New England Pride TV, debuting in May, is for the regional LGBTQ community — and “I hope everybody in the world, too,” he told the Sun, because “then there’ll be something for everyone. This show is designed to inform, educate and entertain.”

Pride TV

With his signature gentle flair, the longtime local singer and entertainer is breaking new ground with this project.

LePage explained for a Worcester Magazine report that it hit him a few months ago that people such as himself who identify as lesbian, gay, bisexual, transgender or questioning/queer don’t have a talk-type television show focused on their interests and issues.

By asking around he found that LGBTQ programming isn’t only lacking in our city; it’s missing in Boston, in Burlington, Vermont, and throughout New England.
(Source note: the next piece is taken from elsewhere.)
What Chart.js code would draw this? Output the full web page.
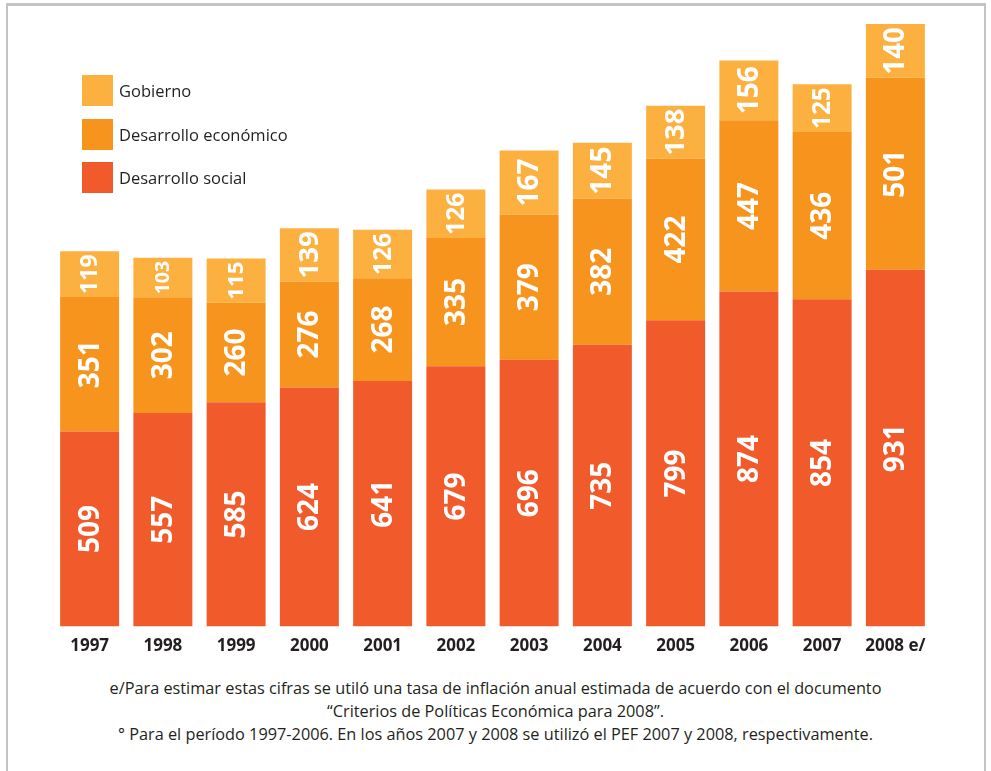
<!DOCTYPE html>
<html>
<head>
<meta charset="utf-8">
<script src="https://cdn.jsdelivr.net/npm/chart.js@4.4.1/dist/chart.umd.min.js"></script>
<style>
  html, body { margin: 0; padding: 0; background: #fff; }
  body { width: 991px; height: 771px; position: relative; overflow: hidden; font-family: "Open Sans", sans-serif; }
  #frame { position: absolute; left: 6px; top: 3px; width: 980px; height: 800px;
           border-top: 3px solid #c4c4c6; border-left: 2px solid #c4c4c6; border-right: 2px solid #c4c4c6; box-sizing: border-box; }
  #wrap { position: absolute; left: 0; top: 0; width: 991px; height: 669px; }
  #legend { position: absolute; left: 82px; top: 75px; }
  .item { display: flex; align-items: center; height: 31px; margin-bottom: 12.5px; }
  .sw { width: 31px; height: 31px; margin-right: 6px; }
  .lt { font-size: 16.5px; color: #231f20; }
  #foot { position: absolute; left: 0; width: 991px; top: 677px; text-align: center; color: #231f20;
          font-size: 16.3px; line-height: 23px; }
</style>
</head>
<body>
<div id="frame"></div>
<div id="wrap"><canvas id="c"></canvas></div>
<div id="legend"></div>
<div id="foot">
  <div>e/Para estimar estas cifras se utiló una tasa de inflación anual estimada de acuerdo con el documento</div>
  <div>“Criterios de Políticas Económica para 2008”.</div>
  <div>° Para el período 1997-2006. En los años 2007 y 2008 se utilizó el PEF 2007 y 2008, respectivamente.</div>
</div>
<script>
const years = ["1997","1998","1999","2000","2001","2002","2003","2004","2005","2006","2007","2008 e/"];
const desarrolloSocial    = [509, 557, 585, 624, 641, 679, 696, 735, 799, 874, 854, 931];
const desarrolloEconomico = [351, 302, 260, 276, 268, 335, 379, 382, 422, 447, 436, 501];
const gobierno            = [119, 103, 115, 139, 126, 126, 167, 145, 138, 156, 125, 140];

const seriesNames = ["Desarrollo social", "Desarrollo económico", "Gobierno"];
const colors = ["#f15a2b", "#f7941e", "#fbb040"];

const totals = years.map((_, i) => desarrolloSocial[i] + desarrolloEconomico[i] + gobierno[i]);
const maxTotal = Math.max(...totals);

const barLabels = {
  id: 'barLabels',
  afterDatasetsDraw(chart) {
    const ctx = chart.ctx;
    chart.data.datasets.forEach((ds, di) => {
      const meta = chart.getDatasetMeta(di);
      meta.data.forEach((bar, i) => {
        const txt = String(ds.data[i]);
        const top = Math.min(bar.y, bar.base), bot = Math.max(bar.y, bar.base);
        const h = bot - top;
        let size = 28;
        ctx.save();
        ctx.font = `bold ${size}px "Open Sans", sans-serif`;
        let w = ctx.measureText(txt).width;
        if (w > h - 6) { size = Math.max(10, size * (h - 6) / w); }
        ctx.font = `bold ${size}px "Open Sans", sans-serif`;
        ctx.translate(bar.x, (top + bot) / 2);
        ctx.rotate(-Math.PI / 2);
        ctx.fillStyle = '#ffffff';
        ctx.textAlign = 'center';
        ctx.textBaseline = 'middle';
        ctx.fillText(txt, 0, 1);
        ctx.restore();
      });
    });
  }
};

const chart = new Chart(document.getElementById('c'), {
  type: 'bar',
  data: {
    labels: years,
    datasets: [
      { label: seriesNames[0], data: desarrolloSocial, backgroundColor: colors[0] },
      { label: seriesNames[1], data: desarrolloEconomico, backgroundColor: colors[1] },
      { label: seriesNames[2], data: gobierno, backgroundColor: colors[2] }
    ]
  },
  options: {
    responsive: true,
    maintainAspectRatio: false,
    animation: false,
    layout: { padding: { left: 53, right: 59, top: 24, bottom: 4 } },
    datasets: { bar: { barPercentage: 0.805, categoryPercentage: 1.0, borderWidth: 0 } },
    plugins: { legend: { display: false }, tooltip: { enabled: false } },
    scales: {
      x: {
        stacked: true,
        grid: { display: false, drawTicks: false, tickLength: 0 },
        border: { display: false },
        ticks: { color: '#231f20', padding: 9, maxRotation: 0, autoSkip: false,
                 font: { family: '"Open Sans", sans-serif', size: 17, weight: 'bold' } }
      },
      y: {
        stacked: true, display: false, min: 0, max: maxTotal,
        grid: { display: false }
      }
    }
  },
  plugins: [barLabels]
});

const legend = document.getElementById('legend');
chart.data.datasets.slice().reverse().forEach(ds => {
  const d = document.createElement('div');
  d.className = 'item';
  d.innerHTML = `<div class="sw" style="background:${ds.backgroundColor}"></div><div class="lt">${ds.label}</div>`;
  legend.appendChild(d);
});
</script>
</body>
</html>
Despite the explosion of viewing mediums and methods, and sheer volume of options, in recent years – you can learn to dance, speak Spanish or make a soufflé at just about any hour of the day it seems – and despite society’s growing openness and acceptance of sexual orientation topics, LGBTQ informational programming hadn’t yet landed on television’s radar.

Cue the can-doers.

LePage and his team plan to offer a half-hour show every month, with LePage serving as host for the all-volunteer effort. Each show will debut the second Monday on New England Pride TV’s Facebook page and at Newenglandpridetv.com.
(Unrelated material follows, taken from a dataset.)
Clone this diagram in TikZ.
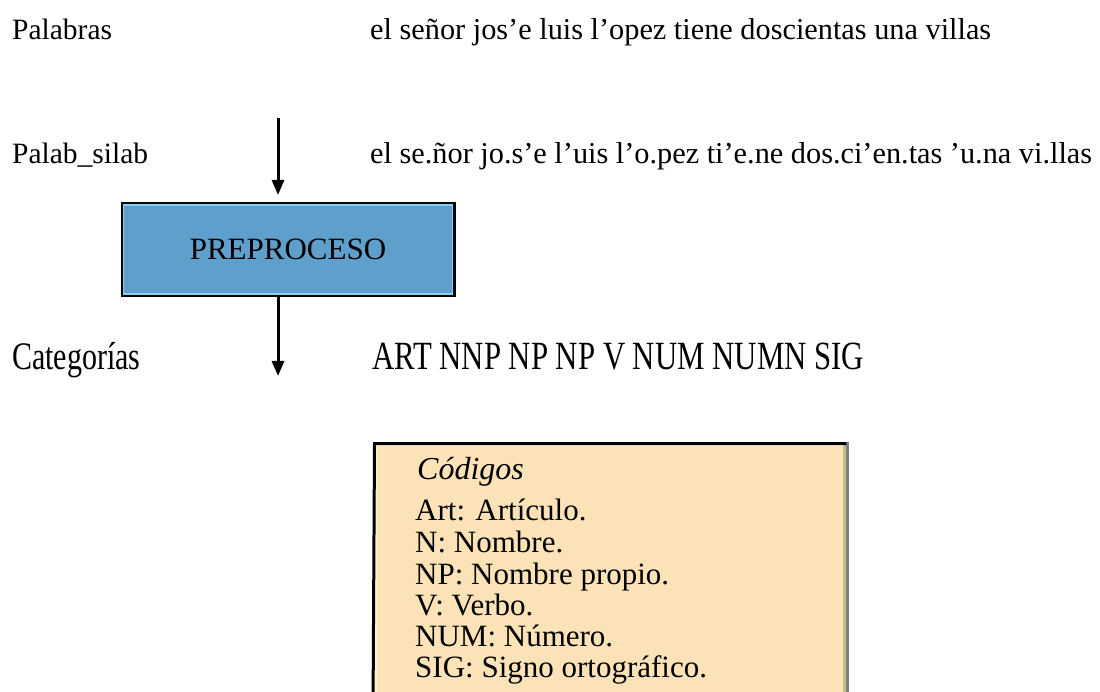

Plans are also in the works to air the show on Worcester’s cable access station, and volunteers are reaching out to cable access stations in other New England markets, according to John Trobaugh, an artist and diversity project specialist.

LePage plans a lively lineup for the show’s May 9 launch. It includes transgender advocate and author Grace Stevens; the director of the Boston Gay Men’s Chorus; a segment called “The Lady Speaks,” during which local drag queen personality Sabrina will reply to viewer questions; and restaurant and entertainment reviews in a segment called “Out with Joe.”

Of course New England Pride TV will put music in the monthly mix, too. The first episode will feature a video by talented local musician Giuliano D’Orazio and Emily Estefan, Gloria Estefan’s daughter.

A half-hour show every month, done with sensitivity and style, takes untold hours of effort. This is no small thing to the professionals who will put it together, and to those who will tune in.

And for filling a niche, it puts the city in the spotlight.

The national media advocacy organization GLAAD annually reports on LGBT representation in broadcast TV, cable TV and streaming services. While it finds gradual improvement over the years in the diversity of characters drawn up for scripted shows such as “Orange is the New Black,” it makes no mention of regular informational programming such as LePage proposed.

Worcester can be proud that the singer and his team are showing an ear for what’s needed and helping lead the way for such programming, not just in the city but throughout New England.

Plenty of people can benefit from the notes of inclusion, connection, advocacy and information the show will sound. That goes for L,G,B,T,Q … and E, aka everybody.